Although I typically serve this strata for breakfast and brunch, it also makes a nice light lunch or dinner. The hint of wine makes it special.—Cheryl Schmitt, Clarinda, Iowa
- 11 cups cubed day-old French bread
- 1 cup (4 ounces) shredded Swiss cheese
- 1 cup (4 ounces) shredded Monterey Jack cheese
- 1 cup diced fully cooked ham
- 3 green onions, sliced
- 6 eggs
- 2 cups milk
- 1/4 cup white wine or chicken broth
- 1-1/2 teaspoons Dijon mustard
- 1/8 teaspoon pepper
- 1 cup (8 ounces) sour cream
- 1/4 cup shredded Parmesan cheese
- Place bread cubes in a greased 13-in. x 9-in. baking dish; top with Swiss and Monterey Jack cheeses, ham and onions. In a large bowl, whisk the eggs, milk, wine or broth, mustard and pepper. Pour over the top. Cover and refrigerate overnight.
- Remove from the refrigerator 30 minutes before baking.
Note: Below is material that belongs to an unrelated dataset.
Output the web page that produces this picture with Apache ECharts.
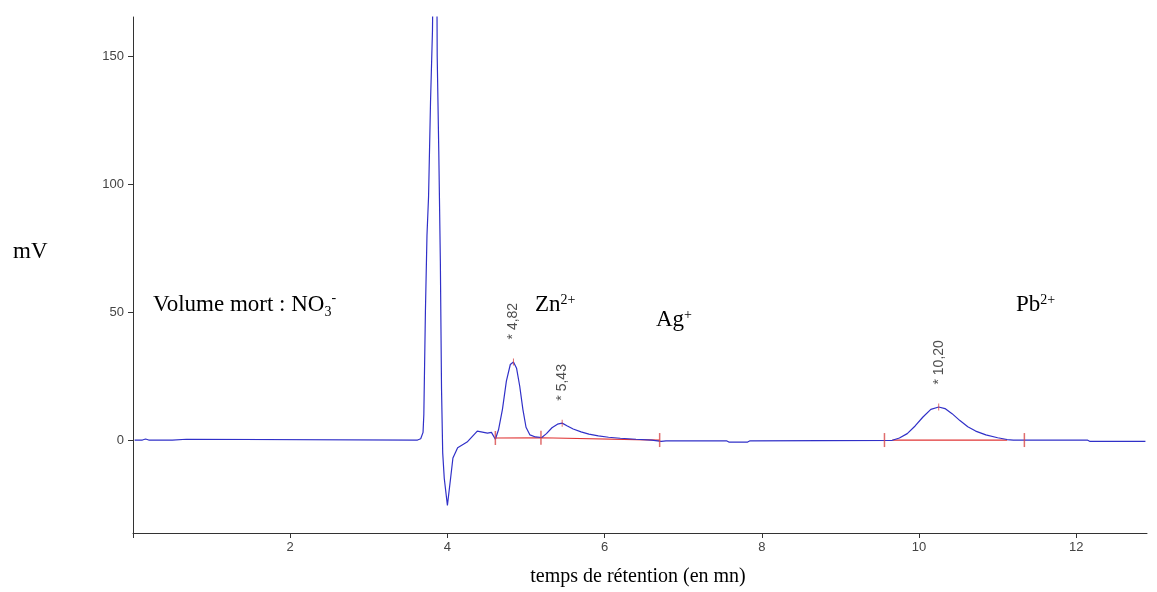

Cover and bake at 325° for 40-45 minutes or until a knife inserted near the center comes out clean and a thermometer reads 160°. Let stand for 10 minutes before cutting.
- Meanwhile, in a small saucepan, combine sour cream and Parmesan cheese; cook and stir over low heat until warm. Serve with strata. Yield: 12 servings.
Originally published as Wine 'n' Cheese Strata in Taste of Home's Holiday & Celebrations Cookbook Annual 2008, p142
Full-Bodied White Wine
Enjoy this recipe with a full-bodied white wine such as Chardonnay or Viognier.